Provided material:
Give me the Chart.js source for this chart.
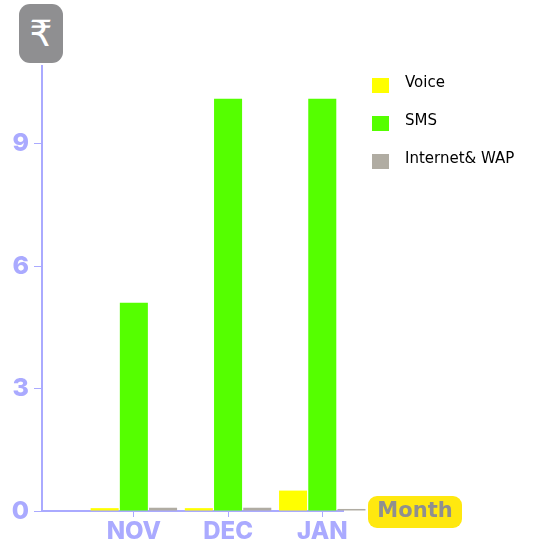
<!DOCTYPE html>
<html>
<head>
<meta charset="utf-8">
<script src="https://cdn.jsdelivr.net/npm/chart.js@4"></script>
<style>
  body { margin: 0; background: #fff; }
  #wrap { position: relative; width: 533px; height: 547px; overflow: hidden; }
  #rupee { position: absolute; left: 19px; top: 4px; width: 44px; height: 59px; border-radius: 11px; background: #8f8f91;
    color: #fff; font: 400 36px "DejaVu Sans", sans-serif; line-height: 60px; text-align: center; }
  #month { position: absolute; left: 368px; top: 496px; width: 94px; height: 32px; border-radius: 9px; background: #ffe80f;
    color: #8f8f8f; font: 700 21px "DejaVu Sans", sans-serif; line-height: 28px; text-align: center; }
  .leg { position: absolute; left: 372px; width: 160px; font: 400 15px "DejaVu Sans", sans-serif; color: #000; }
  .leg i { position: absolute; left: 0; top: 5px; width: 17px; height: 15px; }
  .leg span { position: absolute; left: 33px; top: 0; white-space: nowrap; }
</style>
</head>
<body>
<div id="wrap">
  <canvas id="myChart" width="533" height="547"></canvas>
  <div id="rupee">₹</div>
  <div id="month">Month</div>
</div>
<script>
const months = ['NOV', 'DEC', 'JAN'];
const voice = [0.07, 0.07, 0.5];
const sms = [5.1, 10.1, 10.1];
const internet = [0.08, 0.08, 0.05];

const axisColor = '#aaaaff';

// months sit at x = 1, 2, 3 so the axis can start with an empty slot
function points(values) {
  return values.map((v, i) => ({ x: i + 1, y: v }));
}

const chart = new Chart(document.getElementById('myChart'), {
  type: 'bar',
  data: {
    datasets: [
      { label: 'Voice', data: points(voice), backgroundColor: '#ffff00', clip: false },
      { label: 'SMS', data: points(sms), backgroundColor: '#55ff00', clip: false },
      { label: 'Internet& WAP', data: points(internet), backgroundColor: '#b0aca2', clip: false }
    ]
  },
  options: {
    responsive: false,
    animation: false,
    layout: { padding: { top: 66, right: 190 } },
    datasets: { bar: { categoryPercentage: 0.93, barPercentage: 0.96 } },
    plugins: { legend: { display: false }, tooltip: { enabled: false } },
    scales: {
      x: {
        type: 'linear',
        offset: false,
        min: 0.025,
        max: 3.22,
        afterFit: s => { s.height = 36; },
        afterBuildTicks: s => { s.ticks = s.ticks.filter(t => t.value > 0.5); },
        grid: { offset: false, drawOnChartArea: false, color: axisColor, tickLength: 6 },
        border: { color: axisColor, width: 2 },
        ticks: {
          stepSize: 1,
          includeBounds: false,
          padding: 0,
          maxRotation: 0,
          color: axisColor,
          font: { family: 'Inter', size: 24, weight: '800' },
          callback: v => months[v - 1] || ''
        }
      },
      y: {
        min: 0,
        max: 10.9,
        afterFit: s => { s.width = 42; },
        grid: { drawOnChartArea: false, color: axisColor, tickLength: 8 },
        border: { color: axisColor, width: 2 },
        ticks: { stepSize: 3, includeBounds: false, padding: 5, color: axisColor, font: { family: 'Inter', size: 25, weight: '800' } }
      }
    }
  }
});

// legend built from the chart's own datasets
const wrap = document.getElementById('wrap');
chart.data.datasets.forEach((ds, i) => {
  const row = document.createElement('div');
  row.className = 'leg';
  row.style.top = (73 + i * 38) + 'px';
  row.innerHTML = `<i style="background:${ds.backgroundColor}"></i><span>${ds.label}</span>`;
  wrap.appendChild(row);
});
</script>
</body>
</html>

Written exercise: Write out the whole listing exactly, and drop the pictures.

Answer to this exercise:
Give me the Chart.js source for this chart.
<!DOCTYPE html>
<html>
<head>
<meta charset="utf-8">
<script src="https://cdn.jsdelivr.net/npm/chart.js@4"></script>
<style>
  body { margin: 0; background: #fff; }
  #wrap { position: relative; width: 533px; height: 547px; overflow: hidden; }
  #rupee { position: absolute; left: 19px; top: 4px; width: 44px; height: 59px; border-radius: 11px; background: #8f8f91;
    color: #fff; font: 400 36px "DejaVu Sans", sans-serif; line-height: 60px; text-align: center; }
  #month { position: absolute; left: 368px; top: 496px; width: 94px; height: 32px; border-radius: 9px; background: #ffe80f;
    color: #8f8f8f; font: 700 21px "DejaVu Sans", sans-serif; line-height: 28px; text-align: center; }
  .leg { position: absolute; left: 372px; width: 160px; font: 400 15px "DejaVu Sans", sans-serif; color: #000; }
  .leg i { position: absolute; left: 0; top: 5px; width: 17px; height: 15px; }
  .leg span { position: absolute; left: 33px; top: 0; white-space: nowrap; }
</style>
</head>
<body>
<div id="wrap">
  <canvas id="myChart" width="533" height="547"></canvas>
  <div id="rupee">₹</div>
  <div id="month">Month</div>
</div>
<script>
const months = ['NOV', 'DEC', 'JAN'];
const voice = [0.07, 0.07, 0.5];
const sms = [5.1, 10.1, 10.1];
const internet = [0.08, 0.08, 0.05];

const axisColor = '#aaaaff';

// months sit at x = 1, 2, 3 so the axis can start with an empty slot
function points(values) {
  return values.map((v, i) => ({ x: i + 1, y: v }));
}

const chart = new Chart(document.getElementById('myChart'), {
  type: 'bar',
  data: {
    datasets: [
      { label: 'Voice', data: points(voice), backgroundColor: '#ffff00', clip: false },
      { label: 'SMS', data: points(sms), backgroundColor: '#55ff00', clip: false },
      { label: 'Internet& WAP', data: points(internet), backgroundColor: '#b0aca2', clip: false }
    ]
  },
  options: {
    responsive: false,
    animation: false,
    layout: { padding: { top: 66, right: 190 } },
    datasets: { bar: { categoryPercentage: 0.93, barPercentage: 0.96 } },
    plugins: { legend: { display: false }, tooltip: { enabled: false } },
    scales: {
      x: {
        type: 'linear',
        offset: false,
        min: 0.025,
        max: 3.22,
        afterFit: s => { s.height = 36; },
        afterBuildTicks: s => { s.ticks = s.ticks.filter(t => t.value > 0.5); },
        grid: { offset: false, drawOnChartArea: false, color: axisColor, tickLength: 6 },
        border: { color: axisColor, width: 2 },
        ticks: {
          stepSize: 1,
          includeBounds: false,
          padding: 0,
          maxRotation: 0,
          color: axisColor,
          font: { family: 'Inter', size: 24, weight: '800' },
          callback: v => months[v - 1] || ''
        }
      },
      y: {
        min: 0,
        max: 10.9,
        afterFit: s => { s.width = 42; },
        grid: { drawOnChartArea: false, color: axisColor, tickLength: 8 },
        border: { color: axisColor, width: 2 },
        ticks: { stepSize: 3, includeBounds: false, padding: 5, color: axisColor, font: { family: 'Inter', size: 25, weight: '800' } }
      }
    }
  }
});

// legend built from the chart's own datasets
const wrap = document.getElementById('wrap');
chart.data.datasets.forEach((ds, i) => {
  const row = document.createElement('div');
  row.className = 'leg';
  row.style.top = (73 + i * 38) + 'px';
  row.innerHTML = `<i style="background:${ds.backgroundColor}"></i><span>${ds.label}</span>`;
  wrap.appendChild(row);
});
</script>
</body>
</html>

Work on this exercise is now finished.